Bookmarks are also very useful, and can be marked with half a dozen different icons and a choice of bells, giving you the ability to organize the list (“green flags are stores, blue pushpins are friends’ homes”, etc). Unfortunately, the positioning accuracy issue I mentioned above can make it impossible to navigate to a bookmark correctly.

For instance, there’s a place I like to go that’s located on a service road right next to Highway 101. Naturally, I saved a bookmark there. Unfortunately, the service road was close enough to 101 that the car decided it was on 101, and it just told me to pull over on the highway and stop. It didn’t even acknowledge the existence of the service road. My workaround was to relocate my bookmark to the rear of their parking lot, which was about 150 feet farther away from the highway.

Navigating by address has some quirks, too. My first clue was when the dealer was showing me how the NAV system worked, and suggested entering the city name before the street address. The reason? Auto-completion of street names is a lot more useful when the car knows what city to search for them in. Unfortunately, this feature is implemented very rigidly, forcing you to know precisely which city your destination is located in. In a place like Silicon Valley, I often simply don’t know which municipality lays claim to a particular stretch of El Camino Real. I also don’t have a clear mental map of precisely where the boundaries lie between Seaside, Sand City, Monterey, Carmel, Marina, and Pacific Grove.

[update: I just re-tested some of the NAV options; the following two paragraphs correct errors in the previous version of this article]

If, on the other hand, you enter the street address first, it will display a list of every matching street name in the (rather large) region, and expect you to guess which of 22 “Vallejo” streets it found. You can go through them one by one, seeing them on the map, but you could be at it for a long time.

Selecting by intersection is just as bad. Care to guess just how many streets with the same name cross El Camino Real somewhere in California? Can you select the right one from a list?

In general, the address data seems to be pretty good, reliably getting you within a block of your destination, on the correct side of the road. It failed rather dramatically when I was looking for a bunch of stores in Flagstaff, AZ, however.

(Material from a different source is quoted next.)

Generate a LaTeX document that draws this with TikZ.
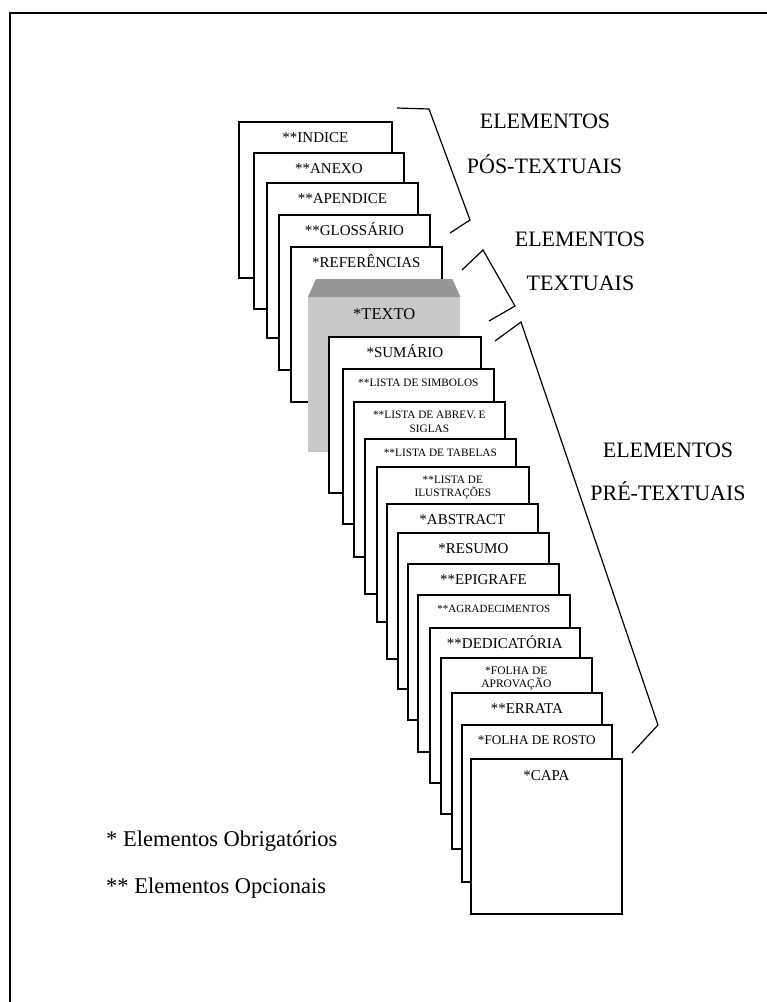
\documentclass[tikz,border=0pt]{standalone}
\usepackage{fontspec}
\setmainfont{Liberation Serif}
\definecolor{grayL}{RGB}{200,200,200}
\definecolor{grayD}{RGB}{150,150,150}
\begin{document}
\begin{tikzpicture}[x=1pt,y=-1pt,
  page/.style={draw, fill=white, line width=1.7pt, inner sep=0pt, anchor=north west},
  big/.style={font=\fontsize{15}{18}\selectfont, inner sep=0pt, anchor=base},
  small/.style={font=\fontsize{11.3}{13.5}\selectfont, inner sep=0pt, anchor=base},
  smalltwo/.style={font=\fontsize{11.3}{13.5}\selectfont, inner sep=0pt, anchor=north, align=center},
  head/.style={font=\fontsize{22}{26}\selectfont, inner sep=0pt, anchor=base},
  legend/.style={font=\fontsize{22.5}{27}\selectfont, inner sep=0pt, anchor=base west},
  bracket/.style={line width=1.2pt, line join=miter},
]
\useasboundingbox (0,0) rectangle (767,1002);
% frame
\coordinate (fbl) at (10,1002);
\coordinate (ftl) at (10,13);
\coordinate (ftr) at (767,13);
\draw[line width=1.4pt] (fbl) -- (ftl) -- (ftr);

% post-textual pages
\node[page, minimum width=153pt, minimum height=156pt] (indice) at (238,121) {};
\node[big] (indiceT) at ([yshift=-21.5pt]indice.north) {**INDICE};
\node[page, minimum width=150pt, minimum height=156pt] (anexo) at (253,152) {};
\node[big] (anexoT) at ([yshift=-21.5pt]anexo.north) {**ANEXO};
\node[page, minimum width=151pt, minimum height=155pt] (apendice) at (266,182) {};
\node[big] (apendiceT) at ([yshift=-21.5pt]apendice.north) {**APENDICE};
\node[page, minimum width=151pt, minimum height=155pt] (glossario) at (278,214) {};
\node[big] (glossarioT) at ([yshift=-21.5pt]glossario.north) {**GLOSSÁRIO};
\node[page, minimum width=151pt, minimum height=155pt] (referencias) at (290,246) {};
\node[big] (referenciasT) at ([yshift=-21.5pt]referencias.north) {*REFERÊNCIAS};

% textual (gray)
\node[fill=grayL, inner sep=0pt, anchor=north west, minimum width=152pt, minimum height=155pt] (texto) at (308,297) {};
\fill[grayD] (texto.north west) -- ([xshift=8pt,yshift=18pt]texto.north west) -- ([xshift=-8pt,yshift=18pt]texto.north east) -- (texto.north east) -- cycle;
\node[font=\fontsize{16.5}{19}\selectfont, inner sep=0pt, anchor=base] (textoT) at ([yshift=-22.5pt]texto.north) {*TEXTO};

% pre-textual pages
\node[page, minimum width=152pt, minimum height=156pt] (sumario) at (328,336) {};
\node[big] (sumarioT) at ([yshift=-21.5pt]sumario.north) {*SUMÁRIO};
\node[page, minimum width=151pt, minimum height=155pt] (simbolos) at (342,368) {};
\node[small] (simbolosT) at ([yshift=-18.7pt]simbolos.north) {**LISTA DE SIMBOLOS};
\node[page, minimum width=151pt, minimum height=155pt] (abrev) at (353,401) {};
\node[smalltwo] (abrevT) at ([yshift=-10pt]abrev.north) {**LISTA DE ABREV. E\\SIGLAS};
\node[page, minimum width=151pt, minimum height=155pt] (tabelas) at (364,438) {};
\node[small] (tabelasT) at ([yshift=-18.7pt]tabelas.north) {**LISTA DE TABELAS};
\node[page, minimum width=152pt, minimum height=155pt] (ilustr) at (376,466) {};
\node[smalltwo] (ilustrT) at ([yshift=-9.5pt]ilustr.north) {**LISTA DE\\ILUSTRAÇÕES};
\node[page, minimum width=151pt, minimum height=155pt] (abstract) at (386,503) {};
\node[big] (abstractT) at ([yshift=-21.5pt]abstract.north) {*ABSTRACT};
\node[page, minimum width=151pt, minimum height=156pt] (resumo) at (397,532) {};
\node[big] (resumoT) at ([yshift=-21.5pt]resumo.north) {*RESUMO};
\node[page, minimum width=151pt, minimum height=156pt] (epigrafe) at (407,563) {};
\node[big] (epigrafeT) at ([yshift=-21.5pt]epigrafe.north) {**EPIGRAFE};
\node[page, minimum width=152pt, minimum height=157pt] (agrad) at (417,594) {};
\node[font=\fontsize{11}{13}\selectfont, inner sep=0pt, anchor=base] (agradT) at ([yshift=-18.7pt]agrad.north) {**AGRADECIMENTOS};
\node[page, minimum width=150pt, minimum height=155pt] (dedic) at (429,627) {};
\node[big] (dedicT) at ([yshift=-21.5pt]dedic.north) {**DEDICATÓRIA};
\node[page, minimum width=151pt, minimum height=156pt] (aprov) at (440,657) {};
\node[font=\fontsize{11.5}{12.8}\selectfont, inner sep=0pt, anchor=north, align=center] (aprovT) at ([yshift=-10pt]aprov.north) {*FOLHA DE\\APROVAÇÃO};
\node[page, minimum width=150pt, minimum height=156pt] (errata) at (451,692) {};
\node[big] (errataT) at ([yshift=-21.5pt]errata.north) {**ERRATA};
\node[page, minimum width=150pt, minimum height=157pt] (rosto) at (461,724) {};
\node[font=\fontsize{13.2}{16}\selectfont, inner sep=0pt, anchor=base] (rostoT) at ([yshift=-20.4pt]rosto.north) {*FOLHA DE ROSTO};
\node[page, minimum width=151pt, minimum height=155pt] (capa) at (470,758) {};
\node[big] (capaT) at ([yshift=-22pt]capa.north) {*CAPA};

% brackets
\coordinate (b1a) at (397,108);
\coordinate (b1b) at (429,109);
\coordinate (b1c) at (470,220);
\coordinate (b1d) at (450,233);
\draw[bracket] (b1a) -- (b1b) -- (b1c) -- (b1d);
\coordinate (b2a) at (462,270);
\coordinate (b2b) at (483,250);
\coordinate (b2c) at (515,306);
\coordinate (b2d) at (489,321);
\draw[bracket] (b2a) -- (b2b) -- (b2c) -- (b2d);
\coordinate (b3a) at (495,341);
\coordinate (b3b) at (521,322);
\coordinate (b3c) at (658,725);
\coordinate (b3d) at (632,753);
\draw[bracket] (b3a) -- (b3b) -- (b3c) -- (b3d);

% headings
\node[head] (h1a) at (545,128) {ELEMENTOS};
\node[head] (h1b) at (544.5,173) {PÓS-TEXTUAIS};
\node[head] (h2a) at (580,246) {ELEMENTOS};
\node[head] (h2b) at (580.5,290) {TEXTUAIS};
\node[head] (h3a) at (668,457) {ELEMENTOS};
\node[head] (h3b) at (668,500) {PRÉ-TEXTUAIS};

% legend
\node[legend] (leg1) at (106,846) {* Elementos Obrigatórios};
\node[legend] (leg2) at (106,893) {** Elementos Opcionais};
\end{tikzpicture}
\end{document}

In fact, street addresses weren’t the only things that were spotty in Flagstaff. I had arrived late in the evening during last year’s out-of-control fires, so I had a lot of trouble finding a motel with a vacancy. The car had trouble finding motels at all. It also had damn few listings for restaurants, stores, and other points of interest. I know there’s room on the DVD to store this information, so my only conclusion is that the data provider just didn’t care as much about certain parts of the country. I was tempted to stop in at the Lexus dealership in Flagstaff and see if they had a better disc available, but I had a schedule to keep, so I got back on the road to Albuquerque.

Address data worked considerably better there, although it had a terrible time finding one particular restaurant, even without the problems introduced by the recent significant changes in one of the main freeway intersections. I’m sure it would do better with an updated data DVD (which, by the way, can be acquired for free from your Lexus dealer). Downtown Santa Fe had pretty solid data, too, but the artist’s studio I was looking for on the edge of town was located on a poorly-mapped stretch of road, and I would never have found it without my cellphone.

You can also select a destination by pointing to it on the map, something I’ve never really used. In general, if I have enough data on the destination to be able to find it on a map, I don’t need to find it on the map; I can get there by specifying the address. Pointing to things on the map does seem to be the only way to set intermediate waypoints in a route or explicitly mark certain roads off-limits. I haven’t used waypoints much for precisely that reason, and I rarely mark roads off-limits because it’s an all-or-nothing proposition.

I would, for instance, be delighted to tell the car never to make that left turn across the highway on my way to the bookstore, except that it would also avoid that intersection on the return trip, when it isn’t a problem.